## Start

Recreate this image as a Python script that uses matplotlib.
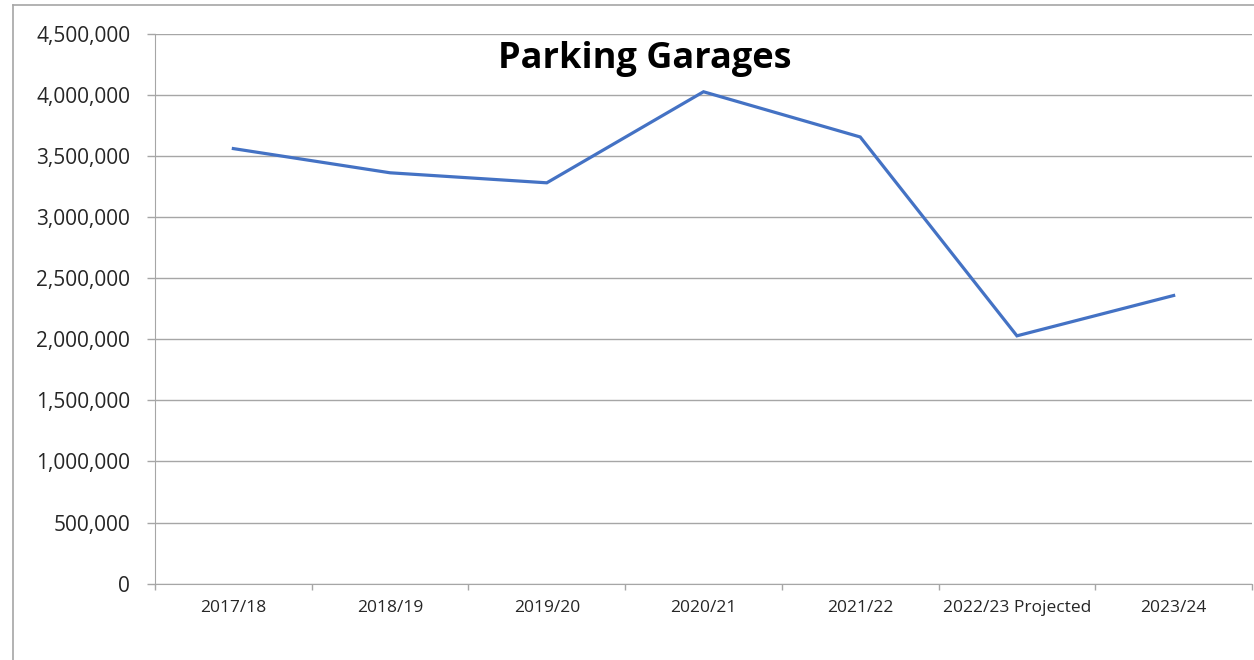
import matplotlib
matplotlib.use("Agg")
import matplotlib.pyplot as plt
from matplotlib.ticker import FuncFormatter, FixedLocator
from matplotlib.lines import Line2D

categories = ["2017/18", "2018/19", "2019/20", "2020/21", "2021/22", "2022/23 Projected", "2023/24"]
values = [3560000, 3362000, 3280000, 4025000, 3655000, 2028000, 2358000]
title = "Parking Garages"

W, H = 1254, 660
fig = plt.figure(figsize=(W / 100, H / 100), dpi=100)
fig.patch.set_facecolor("white")

# outer chart border (left and top visible)
fig.add_artist(Line2D([13 / W, 13 / W], [0, 1 - 5 / H], transform=fig.transFigure, color="#A6A6A6", lw=1.2))
fig.add_artist(Line2D([13 / W, 1], [1 - 5 / H, 1 - 5 / H], transform=fig.transFigure, color="#A6A6A6", lw=1.2))

left, right, top, bottom = 155, 1252, 33.7, 583.7
ax = fig.add_axes([left / W, 1 - bottom / H, (right - left) / W, (bottom - top) / H])

x = list(range(len(categories)))
ax.plot(x, values, color="#4472C4", lw=2.3, solid_joinstyle="miter")

ax.set_xlim(-0.5, len(categories) - 0.5)
ax.set_ylim(0, 4500000)
ax.set_yticks(range(0, 4500001, 500000))
ax.yaxis.set_major_formatter(FuncFormatter(lambda v, p: f"{int(v):,}"))
ax.grid(axis="y", color="#A6A6A6", lw=1.0)
ax.set_axisbelow(True)

ax.set_xticks(x)
ax.set_xticklabels(categories, fontsize=12.5, family=["Open Sans", "DejaVu Sans"], color="#262626")
ax.xaxis.set_minor_locator(FixedLocator([i - 0.5 for i in range(len(categories) + 1)]))
ax.tick_params(axis="x", which="major", length=0, pad=12)
ax.tick_params(axis="x", which="minor", length=4.5, color="#A6A6A6", width=1)
ax.tick_params(axis="y", length=5.8, color="#A6A6A6", width=1, pad=12, labelsize=15, labelcolor="#262626")
for lab in ax.get_yticklabels():
    lab.set_family(["Open Sans", "DejaVu Sans"])

for s in ["top", "right"]:
    ax.spines[s].set_visible(False)
ax.spines["left"].set_color("#A6A6A6")
ax.spines["bottom"].set_color("#A6A6A6")

fig.text(645 / W, 1 - 59 / H, title, ha="center", va="center", fontsize=26,
         fontweight="bold", family=["Open Sans", "DejaVu Sans"], color="black")

fig.savefig("out.png", dpi=100, facecolor="white")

## End

| Instruction |
Output exactly the span of lines from the top of the listing through the line holding "ax.set_axisbelow(True)", and leave every picture out.

| Correct answer |
Recreate this image as a Python script that uses matplotlib.
import matplotlib
matplotlib.use("Agg")
import matplotlib.pyplot as plt
from matplotlib.ticker import FuncFormatter, FixedLocator
from matplotlib.lines import Line2D

categories = ["2017/18", "2018/19", "2019/20", "2020/21", "2021/22", "2022/23 Projected", "2023/24"]
values = [3560000, 3362000, 3280000, 4025000, 3655000, 2028000, 2358000]
title = "Parking Garages"

W, H = 1254, 660
fig = plt.figure(figsize=(W / 100, H / 100), dpi=100)
fig.patch.set_facecolor("white")

# outer chart border (left and top visible)
fig.add_artist(Line2D([13 / W, 13 / W], [0, 1 - 5 / H], transform=fig.transFigure, color="#A6A6A6", lw=1.2))
fig.add_artist(Line2D([13 / W, 1], [1 - 5 / H, 1 - 5 / H], transform=fig.transFigure, color="#A6A6A6", lw=1.2))

left, right, top, bottom = 155, 1252, 33.7, 583.7
ax = fig.add_axes([left / W, 1 - bottom / H, (right - left) / W, (bottom - top) / H])

x = list(range(len(categories)))
ax.plot(x, values, color="#4472C4", lw=2.3, solid_joinstyle="miter")

ax.set_xlim(-0.5, len(categories) - 0.5)
ax.set_ylim(0, 4500000)
ax.set_yticks(range(0, 4500001, 500000))
ax.yaxis.set_major_formatter(FuncFormatter(lambda v, p: f"{int(v):,}"))
ax.grid(axis="y", color="#A6A6A6", lw=1.0)
ax.set_axisbelow(True)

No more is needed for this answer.